Oracle shares Big Data strategy for Indian telecoms

Software major Oracle has shared Big Data strategy for Indian telecom operators. Namit Sinha, senior sales director, Technology, Oracle India, says the Big Data strategy followed by Oracle is centered on the idea that customers can evolve their current enterprise data architecture to incorporate Big Data and deliver business value, leveraging the proven reliability, flexibility and performance of their Oracle systems.

Big Data opportunities in telecom market

Indian telecom sector has seen growth as high as 20 percent CAGR over the last few years. A Deloitte study on the telecom sector states the knowledge that operators have about their customers coupled with their skills and assets in identity and authentication, billing, device management and customer care, allow the operators to position their networks as enablers of digital operations. Telecom networks are becoming the backbone of several critical industries including IT, as the operations of these industries increasingly depend on the reliability of robust telecom networks.

With the increasing demand for telecommunications, telecom operators in the country realize that they need to put in place sophisticated technology like Big Data & analytics to decode and analyze this deluge of data to maintain a competitive edge.

Challenges

A recent report by EY titled The top 10 business risks in telecommunications states the key challenges facing the telecom sector is the need to understand and respond to fast-changing customer expectations and behaviors. To match customer expectations, telecom operators today heavily bank on third-party information. A big challenge for operators is to acquire this data and combining it with the structured data set already available in the telecom dataware house. The next challenge lies in explosion of volume of data closer to the origin. The problem here is storing and processing these levels of volumes in traditional databases and technologies.

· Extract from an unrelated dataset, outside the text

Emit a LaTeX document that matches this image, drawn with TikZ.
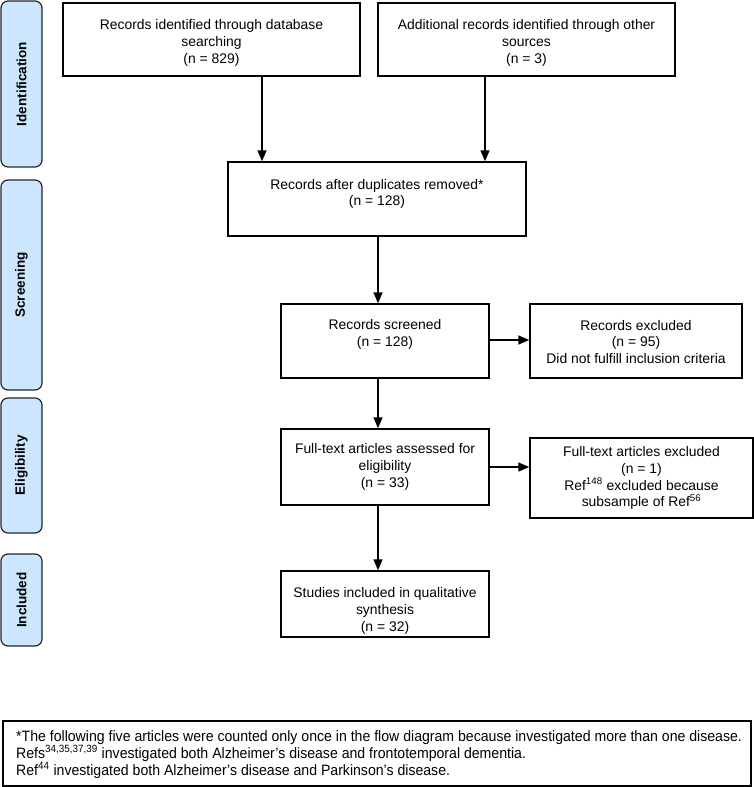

Namit Sinha, senior sales director, Technology, Oracle India

When compared to traditional infrastructure for analytics, the biggest change in a Big Data ecosystem is in the data acquisition phase from multiple sources. The infrastructure required to support the acquisition of big data must deliver low, predictable latency in both capturing data and in executing short, simple queries. It should be able to handle very high transaction volumes, often in a distributed environment; and support flexible, dynamic data structures. Telecom operators also face challenge around some of the softer issues such as the quality, privacy and security of the data. Additionally, Telecom operators need to recognize that they can’t drive big data with the same cost economics as they do for the regular business data. They need the right tools to handle various technical hurdles around scalability, around the complexity of the data, around the rate at which the data is coming from the sensors and managing data latency.

Opportunities

While there are a few challenges, the better news is that telecom operators have far more exciting opportunities to leverage through Big Data. Operators today have at hand trillions of bytes of unstructured information about their customers, suppliers, and operations. This large pool of information can be captured, aggregated, stored, and analyzed as part of every sector and function of the global economy.

Careful examination of this varied, scattered and unformatted digital data streams can reveal new sources of economic value and provide fresh insights into customer behavior. Companies can look at a possibility of business hypothesis testing by digging deeper into this unstructured pool of information and analyzing them against existing business warehouse data with accuracy.

Demand of Indian telecom operators

Today, the main concern of the operators is not the cost but to deliver value added services, improved customer experience, retaining a customer and grow a profitable customer base. To cater to this, telecom operators require infrastructure that is able to deliver low, predictable latency in both capturing data and in executing short, simple queries. It should be able to handle very high transaction volumes, often in a distributed environment; and support flexible, dynamic data structures. They also need to address softer issues such as the quality, privacy and security of the data.

While Telecom operators realize that there is competitive advantage in the information, they also recognize that they can’t drive big data with the same cost economics as they do for the regular business data. For this reason, operators are looking at the right tools to handle various technical hurdles around scalability, around the complexity of the data, around the rate at which the data is coming from the sensors and manage data latency.

Oracle’s strategy

For Oracle, the telecom industry is a major focus and growth driver in India. The Big Data strategy followed by Oracle is centered on the idea that customers can evolve their current enterprise data architecture to incorporate Big Data and deliver business value, leveraging the proven reliability, flexibility and performance of their Oracle systems. Oracle solutions for communications address complex business processes relevant to the industry to help organizations speed time to market, reduce costs, and gain a competitive edge.

By leveraging Oracle Big Data Appliance in conjunction with Oracle Exadata, telecom operators can acquire, organize and analyze all their enterprise data – including structured and unstructured data – to make the most informed decisions in real-time.

“In addition, we offer Oracle’s communication data model, which is a prebuilt communications industry-specific data warehouse-database schema with associated analytic models and dashboards,” Oracle’s Sinha said.

Oracle’s Enterprise performance management applications support telecom operators with strategic planning and goal setting, financial and operational planning, the end-to-end financial close and reporting process, and profitability management in a comprehensive and fully integrated suite.